6.6 Rationale for ERP Implementation
When firms introduced extensive computing to control and monitor operations and financials
in the early 1970s, much of the development was completed piecemeal. The financial and
accounting systems were typically introduced first, followed by some type of sales and order
management system. When additional functionality was needed, other applications were
developed or purchased. These added modules frequently used inconsistent processes, conflicting
assumptions, and redundant data. In some cases functional systems were developed internally
by the firm to fit internal work processes. The result was a series of legacy systems that
incorporated much of the firm’s history regarding processes and information but was unique in
terms of processes, capabilities, and features. Since processing and storage hardware were often
very expensive at the time these legacy systems were introduced, their developers often used
sophisticated and complex programming techniques to minimize storage and run-time
requirements.
Example: As an example, many of these legacy systems included programs with the
Year 2000 Millennium Bug (Y2K) embedded into the operating logic. By only storing two digits
of the year, less disk storage was required to store dates, thus reducing the cost of the technology.
This combination of events relating to legacy systems along with the availability of relatively
inexpensive information-storage technology caused firms to reinvest in their enterprise systems
during the 1990s. Firms were also looking to enhance their internal integration. While the
capabilities of the new technologies are certainly well beyond those of the original legacy
systems, the costs of implementation are quite substantial – exceeding millions or tens of millions
of dollars in some cases. At this point, most if not all of the Fortune 1000 firms either has
implemented or is in the process of implementing an ERP system and there is substantial
growth potential in the market for ERP systems for small and mid-level firms. Regardless of the
size of the firm, such investments are typically rationalized through three factors: consistency,
economies of scale, and integration.
6.6.1 Consistency
Many firms or divisions of firms developed legacy systems to meet their own specific
requirements and processes. This was also true for international divisions as the firm extended
markets and operations globally. Similarly, the many acquisitions and mergers that occurred
during the 1980s and 1990s brought together firms with incompatible legacy systems. The result
was many different systems that provided different and, in many cases, inconsistent processing.

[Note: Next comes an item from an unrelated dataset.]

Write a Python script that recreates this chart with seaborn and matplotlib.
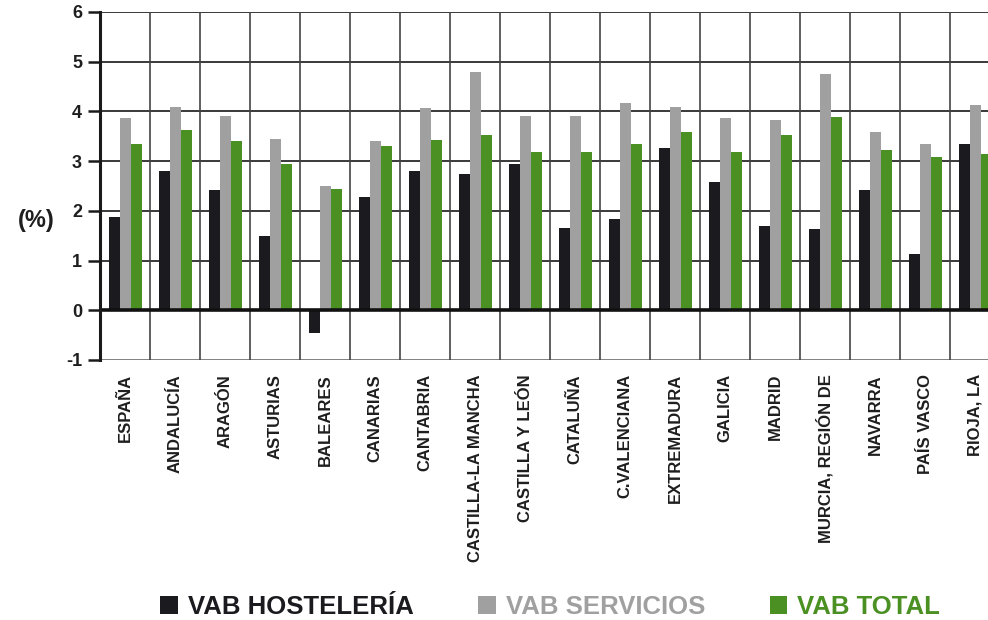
import matplotlib
matplotlib.use("Agg")
import matplotlib.pyplot as plt
import matplotlib.patches as mpatches
import seaborn as sns
import pandas as pd
import numpy as np

regions = ["ESPAÑA", "ANDALUCÍA", "ARAGÓN", "ASTURIAS", "BALEARES", "CANARIAS",
           "CANTABRIA", "CASTILLA-LA MANCHA", "CASTILLA Y LEÓN", "CATALUÑA",
           "C.VALENCIANA", "EXTREMADURA", "GALICIA", "MADRID",
           "MURCIA, REGIÓN DE", "NAVARRA", "PAÍS VASCO", "RIOJA, LA"]
vab_hosteleria = [1.87, 2.80, 2.42, 1.50, -0.45, 2.27, 2.81, 2.75, 2.95, 1.66,
                  1.84, 3.26, 2.58, 1.70, 1.63, 2.42, 1.13, 3.34]
vab_servicios = [3.87, 4.09, 3.91, 3.44, 2.51, 3.40, 4.07, 4.79, 3.91, 3.91,
                 4.17, 4.08, 3.86, 3.83, 4.75, 3.58, 3.35, 4.13]
vab_total = [3.34, 3.63, 3.41, 2.94, 2.43, 3.30, 3.42, 3.52, 3.18, 3.18,
             3.34, 3.58, 3.19, 3.52, 3.89, 3.23, 3.09, 3.15]
series_names = ["VAB HOSTELERÍA", "VAB SERVICIOS", "VAB TOTAL"]
series_colors = ["#1b1a1e", "#a0a0a0", "#4a9023"]
y_ticks = [-1, 0, 1, 2, 3, 4, 5, 6]

df = pd.DataFrame({
    "region": regions * 3,
    "serie": [series_names[0]] * len(regions) + [series_names[1]] * len(regions) + [series_names[2]] * len(regions),
    "valor": vab_hosteleria + vab_servicios + vab_total,
})

sns.set_theme(style="white")
plt.rcParams["font.family"] = ["Liberation Sans", "DejaVu Sans"]
plt.rcParams["font.weight"] = "bold"

fig = plt.figure(figsize=(9.88, 6.2), dpi=100)
ax = fig.add_axes([100 / 988, 1 - 360 / 620, 1 - 100 / 988, (360 - 12) / 620])

sns.barplot(data=df, x="region", y="valor", hue="serie", order=regions,
            hue_order=series_names, palette=series_colors, width=0.66, gap=0,
            saturation=1, edgecolor="none", linewidth=0, legend=False, ax=ax, zorder=3)

ax.set_ylim(-1, 6)
ax.set_xlim(-0.5, 17.26)
ax.set_yticks(y_ticks)
ax.set_yticklabels([str(t) for t in y_ticks], fontsize=13, fontweight="bold", color="#1e1e1e")

# grid
for t in y_ticks:
    ax.axhline(t, color="#2a2a2a" if t != -1 else "#777777", lw=1.3, zorder=1)
ax.axhline(0, color="#111111", lw=2.6, zorder=4)
for b in np.arange(0.5, 17.5, 1.0):
    ax.axvline(b, color="#444444", lw=1.2, zorder=1)

for s in ["top", "right", "bottom"]:
    ax.spines[s].set_visible(False)
ax.spines["left"].set_color("#1a1a1a")
ax.spines["left"].set_linewidth(2.2)
ax.spines["left"].set_zorder(5)

ax.tick_params(axis="y", which="major", direction="out", length=9, width=1.8,
               color="#1a1a1a", pad=4, left=True)
ax.tick_params(axis="x", length=0, pad=10)
ax.set_xticks(range(len(regions)))
ax.set_xticklabels(regions, rotation=90, fontsize=12, fontweight="bold",
                   color="#1e1e1e", va="top", ha="center")
ax.set_xlabel("")
ax.set_ylabel("(%)", rotation=0, fontsize=17, fontweight="bold", color="#1e1e1e")
ax.yaxis.set_label_coords((36 - 100) / 888, (360 - 220) / 348)
ax.yaxis.label.set_verticalalignment("center")
ax.yaxis.label.set_horizontalalignment("center")

handles = [mpatches.Patch(facecolor=c, edgecolor="none") for c in series_colors]
leg = fig.legend(handles, series_names, loc="center", bbox_to_anchor=(0.557, 1 - 607 / 620),
                 ncol=3, frameon=False, handlelength=0.68,
                 handleheight=0.68, handletextpad=0.4, columnspacing=2.5,
                 prop={"weight": "bold", "size": 18.5})
for txt, c in zip(leg.get_texts(), series_colors):
    txt.set_color(c)

fig.savefig("out.png", dpi=100)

One manager from consumer products multinational reported that he had to look into 15 different
computer systems to determine the sales and inventory situation for their South American
subsidiaries.
6.6.2 Economies of Scale
As firms merged and expanded globally, management made increasing demands to take
advantage of global scale economies through resource rationalization. Similarly, customers
began looking for suppliers that could provide product globally using consistent system
capabilities and interfaces to take advantage of scale economies. ERP offers firms potential
economies of scale in several ways. First, a single centralized processor or network of
decentralized processors with common configured hardware offers the potential for substantial
procurement and maintenance scale economies.